Crossing state lines for an abortion while America locks down
Across America, conservative governors in a number of states used the coronavirus pandemic as an excuse to temporarily ban abortion. Holly Baxter reports how anti-choice evangelicals have quietly enmeshed themselves in the US government — and what the permanent effects of this ban might be
Four months before the coronavirus pandemic caused chaos across the country, Melissa* and Joe* found out they were having twins. “It was a very much-wanted pregnancy,” Melissa tells me down the phone from her home just outside of Austin, Texas. “We’d tried for a while.” But the first scan brought some bad news. “Twin A – we called them Twin A and Twin B – had severe abnormalities. The heart was outside of the body, things like that. They said it was ‘not compatible with life’. At the time, though, they said Twin B looked good. And after a while, Twin A did pass in utero.”
It was difficult to deal with emotionally, but Melissa and Joe held themselves together and pinned their hopes on Twin B. It’s not unusual for one twin to die in utero; usually, that foetus is safely absorbed by the body and the other can carry on growing healthily.

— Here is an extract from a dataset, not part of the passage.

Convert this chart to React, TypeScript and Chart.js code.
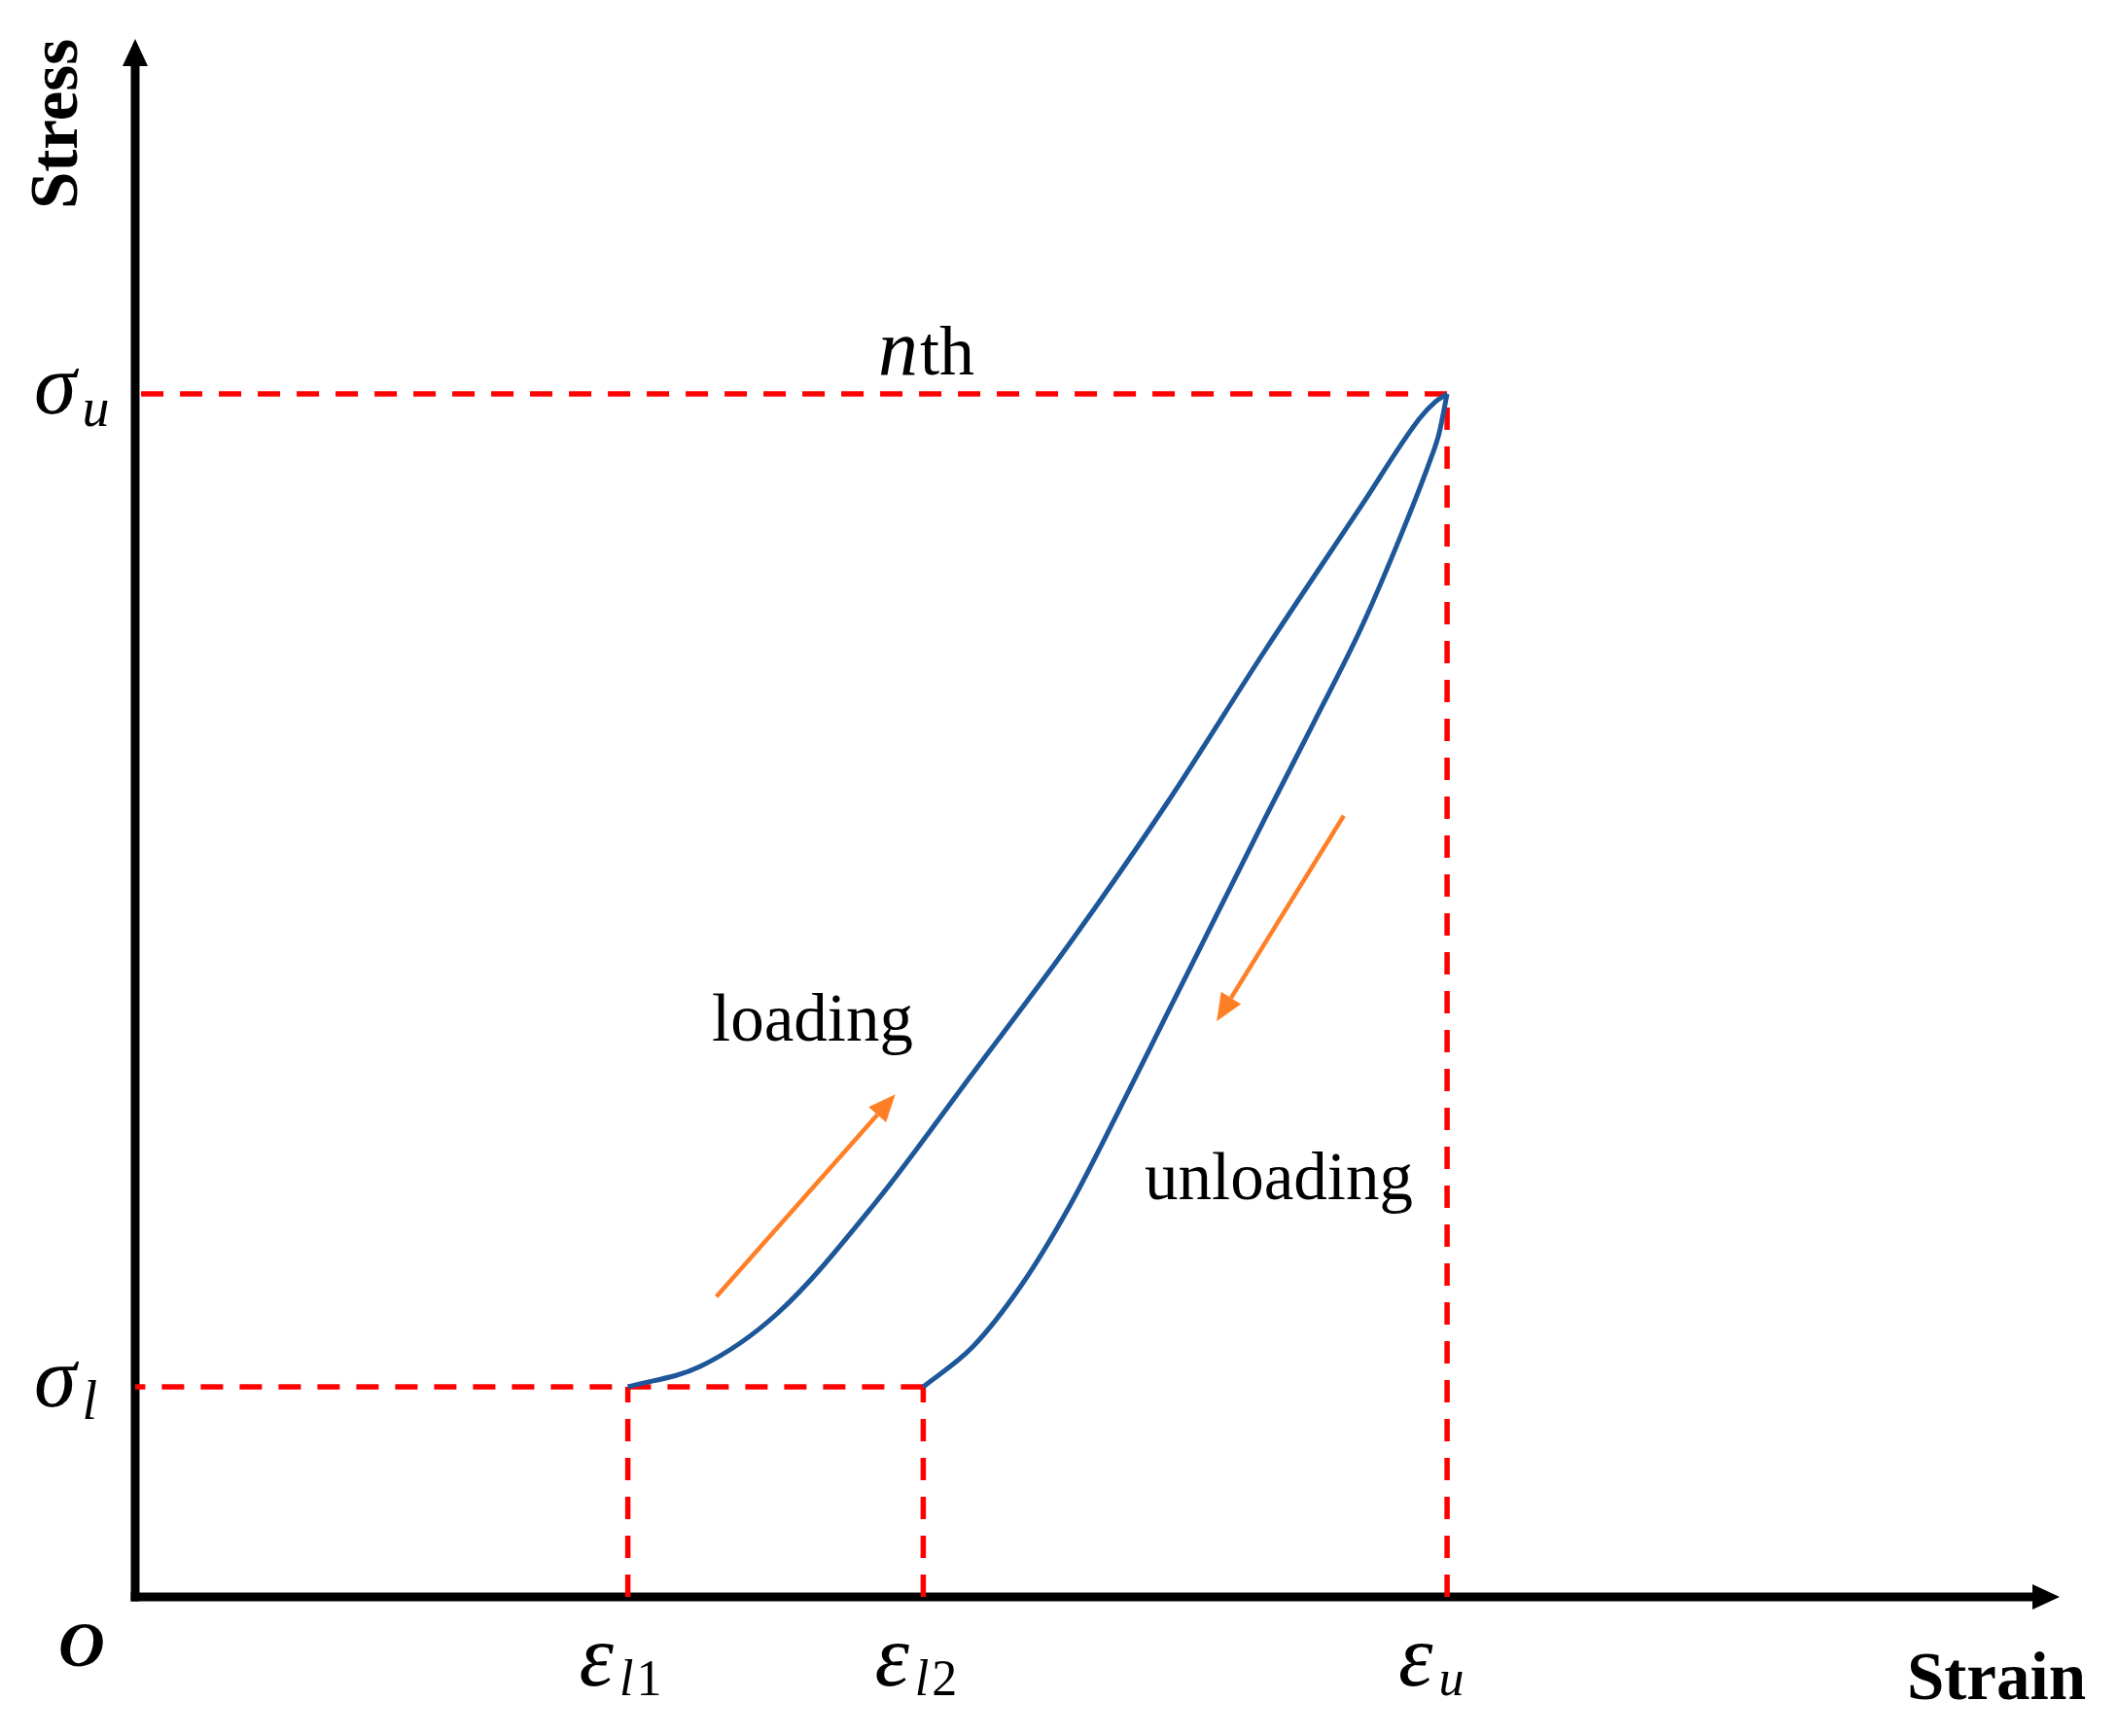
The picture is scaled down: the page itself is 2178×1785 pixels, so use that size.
import React, { useEffect, useRef } from "react";
import { Chart, registerables } from "chart.js";

Chart.register(...registerables);

// ---- values (arbitrary strain / stress units) ----
const EPS_L1 = 25.6;
const EPS_L2 = 40.95;
const EPS_U = 68.17;
const SIG_L = 13.5;
const SIG_U = 77.31;

const loadingX = [25.6, 29.36, 33.4, 38.45, 43.51, 48.56, 53.61, 58.67, 63.72, 66.75, 67.56, 68.17];
const loadingY = [13.5, 14.81, 18.25, 25.31, 33.63, 42.0, 51.0, 60.75, 70.13, 75.75, 76.81, 77.31];

const unloadingX = [40.95, 43.51, 46.03, 48.56, 51.09, 53.61, 56.14, 58.67, 61.19, 63.72, 65.74, 67.26, 67.76, 68.17];
const unloadingY = [13.5, 16.06, 20.0, 25.13, 31.19, 37.44, 43.69, 49.94, 56.06, 62.31, 68.13, 72.94, 74.81, 77.31];

// orange direction arrows: [tail, tip]
const loadArrow = [[30.2, 19.3], [39.5, 32.3]];
const unloadArrow = [[62.8, 50.2], [56.2, 37.0]];

// tick labels
const xTickValues = [EPS_L1, EPS_L2, EPS_U];
const xTickMain = ["ε", "ε", "ε"];
const xTickSub = ["l1", "l2", "u"];
const yTickValues = [SIG_U, SIG_L];
const yTickMain = ["σ", "σ"];
const yTickSub = ["u", "l"];

const xTitle = "Strain";
const yTitle = "Stress";
const originLabel = "O";
const cycleLabel = ["n", "th"];
const loadingLabel = "loading";
const unloadingLabel = "unloading";

const BLUE = "#1d5799";
const RED = "#ff0000";
const ORANGE = "#ff7f27";
const SERIF = '"Liberation Serif", "Times New Roman", serif';

function pts(xs: number[], ys: number[]) {
  return xs.map((x, i) => ({ x, y: ys[i] }));
}

function drawMath(
  ctx: CanvasRenderingContext2D,
  x: number,
  baseline: number,
  main: string,
  sub: string,
  mainSize: number,
  subSize: number,
  subDrop: number,
  subGap: number
) {
  ctx.font = `italic ${mainSize}px ${SERIF}`;
  ctx.textAlign = "left";
  ctx.textBaseline = "alphabetic";
  ctx.fillText(main, x, baseline);
  let cx = x + ctx.measureText(main).width + subGap;
  for (const ch of sub) {
    const italic = /[a-z]/i.test(ch);
    ctx.font = `${italic ? "italic " : ""}${subSize}px ${SERIF}`;
    ctx.fillText(ch, cx, baseline + subDrop);
    cx += ctx.measureText(ch).width + (italic ? 3 : 0);
  }
}

function arrowHead(ctx: CanvasRenderingContext2D, x0: number, y0: number, x1: number, y1: number, len: number, half: number) {
  const a = Math.atan2(y1 - y0, x1 - x0);
  const bx = x1 - len * Math.cos(a);
  const by = y1 - len * Math.sin(a);
  ctx.beginPath();
  ctx.moveTo(x1, y1);
  ctx.lineTo(bx + half * Math.sin(a), by - half * Math.cos(a));
  ctx.lineTo(bx - half * Math.sin(a), by + half * Math.cos(a));
  ctx.closePath();
  ctx.fill();
  return [bx, by];
}

const decorPlugin = {
  id: "decor",
  beforeDatasetsDraw(chart: any) {
    const { ctx, chartArea, scales } = chart;
    const x0 = scales.x.getPixelForValue(0);
    const y0 = scales.y.getPixelForValue(0);
    ctx.save();
    ctx.strokeStyle = "#000";
    ctx.fillStyle = "#000";
    ctx.lineWidth = 9;
    ctx.lineCap = "butt";
    // y axis
    ctx.beginPath();
    ctx.moveTo(x0, y0 + 4.5);
    ctx.lineTo(x0, chartArea.top + 26);
    ctx.stroke();
    arrowHead(ctx, x0, y0, x0, chartArea.top - 2, 28, 13);
    // x axis
    ctx.beginPath();
    ctx.moveTo(x0 - 4.5, y0);
    ctx.lineTo(chartArea.right - 26, y0);
    ctx.stroke();
    arrowHead(ctx, x0, y0, chartArea.right, y0, 28, 13);
    ctx.restore();
  },
  afterDatasetsDraw(chart: any) {
    const { ctx, scales } = chart;
    const xs = scales.x;
    const ys = scales.y;
    const x0 = xs.getPixelForValue(0);
    const y0 = ys.getPixelForValue(0);
    ctx.save();
    // orange arrows
    ctx.strokeStyle = ORANGE;
    ctx.fillStyle = ORANGE;
    ctx.lineWidth = 4.5;
    for (const arr of [loadArrow, unloadArrow]) {
      const tx = xs.getPixelForValue(arr[0][0]);
      const ty = ys.getPixelForValue(arr[0][1]);
      const hx = xs.getPixelForValue(arr[1][0]);
      const hy = ys.getPixelForValue(arr[1][1]);
      const [bx, by] = arrowHead(ctx, tx, ty, hx, hy, 28, 12);
      ctx.beginPath();
      ctx.moveTo(tx, ty);
      ctx.lineTo(bx, by);
      ctx.stroke();
    }

    ctx.fillStyle = "#000";
    // y tick labels
    yTickValues.forEach((v, i) => {
      const py = ys.getPixelForValue(v);
      drawMath(ctx, x0 - 104, py + 20, yTickMain[i], yTickSub[i], 88, 56, 13, 6);
    });
    // x tick labels
    xTickValues.forEach((v, i) => {
      const px = xs.getPixelForValue(v);
      drawMath(ctx, px - 50, y0 + 91, xTickMain[i], xTickSub[i], 90, 52, 10, 6);
    });

    // axis titles
    ctx.font = `bold 69px ${SERIF}`;
    ctx.textAlign = "left";
    ctx.textBaseline = "alphabetic";
    ctx.fillText(xTitle, 1961, 1747);
    ctx.save();
    ctx.translate(79, 40);
    ctx.rotate(-Math.PI / 2);
    ctx.textAlign = "right";
    ctx.fillText(yTitle, 0, 0);
    ctx.restore();

    // origin
    ctx.font = `bold italic 66px ${SERIF}`;
    ctx.textAlign = "left";
    ctx.fillText(originLabel, x0 - 79, y0 + 71);

    // nth label
    const peakY = ys.getPixelForValue(SIG_U);
    ctx.font = `italic 82px ${SERIF}`;
    ctx.fillText(cycleLabel[0], 903, peakY - 20);
    const nW = ctx.measureText(cycleLabel[0]).width;
    ctx.font = `72px ${SERIF}`;
    ctx.fillText(cycleLabel[1], 903 + nW + 2, peakY - 20);

    // loading / unloading
    ctx.font = `69px ${SERIF}`;
    ctx.fillText(loadingLabel, 732, 1070);
    ctx.fillText(unloadingLabel, 1177, 1233);
    ctx.restore();
  },
};

export default function App() {
  const ref = useRef<HTMLCanvasElement | null>(null);

  useEffect(() => {
    if (!ref.current) return;
    const dash = [23, 17];
    const guide = (data: { x: number; y: number }[]) => ({
      data,
      showLine: true,
      borderColor: RED,
      borderWidth: 5.5,
      borderDash: dash,
      pointRadius: 0,
      fill: false,
      clip: false as any,
      order: 2,
    });
    const curve = (label: string, data: { x: number; y: number }[]) => ({
      label,
      data,
      showLine: true,
      borderColor: BLUE,
      borderWidth: 5,
      pointRadius: 0,
      cubicInterpolationMode: "monotone",
      fill: false,
      order: 0,
    });
    const chart = new Chart(ref.current, {
      type: "scatter",
      data: {
        datasets: [
          curve("loading", pts(loadingX, loadingY)),
          curve("unloading", pts(unloadingX, unloadingY)),
          guide([{ x: EPS_U, y: SIG_U }, { x: 0, y: SIG_U }]),
          guide([{ x: EPS_U, y: 0 }, { x: EPS_U, y: SIG_U }]),
          guide([{ x: EPS_L2, y: SIG_L }, { x: 0, y: SIG_L }]),
          guide([{ x: EPS_L1, y: 0 }, { x: EPS_L1, y: SIG_L }]),
          guide([{ x: EPS_L2, y: 0 }, { x: EPS_L2, y: SIG_L }]),
        ] as any,
      },
      options: {
        animation: false,
        responsive: false,
        devicePixelRatio: 1,
        layout: { padding: { left: 139, right: 60, top: 42, bottom: 143 } },
        scales: {
          x: { type: "linear", min: 0, max: 100, display: false },
          y: { type: "linear", min: 0, max: 100, display: false },
        },
        plugins: {
          legend: { display: false },
          tooltip: { enabled: false },
        },
        events: [],
      },
      plugins: [decorPlugin],
    });
    return () => chart.destroy();
  }, []);

  return (
    <div style={{ position: "absolute", left: 0, top: 0, width: 2178, height: 1785, background: "#fff" }}>
      <canvas ref={ref} width={2178} height={1785} style={{ width: 2178, height: 1785, display: "block" }} />
    </div>
  );
}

To put their mind at ease about Twin B, Melissa’s doctor offered an early anatomy scan at 16 weeks – and, despite previous assurances that that twin looked fine, it was bad news.
“It was lethal skeletal dysplasia,” Melissa says. “The ribs were too small and the wrong shape. Twin B would never have lung tissue enough to breathe. They would never be able to draw their first breath.” Instead, if she chose to carry the pregnancy to term, the baby would die as soon as it left the womb, struggling to breathe and then suffocating a few minutes later. The foetus also other foetal abnormalities, according to Joe, including “bowed” and “tiny or unformed bones” elsewhere in the body.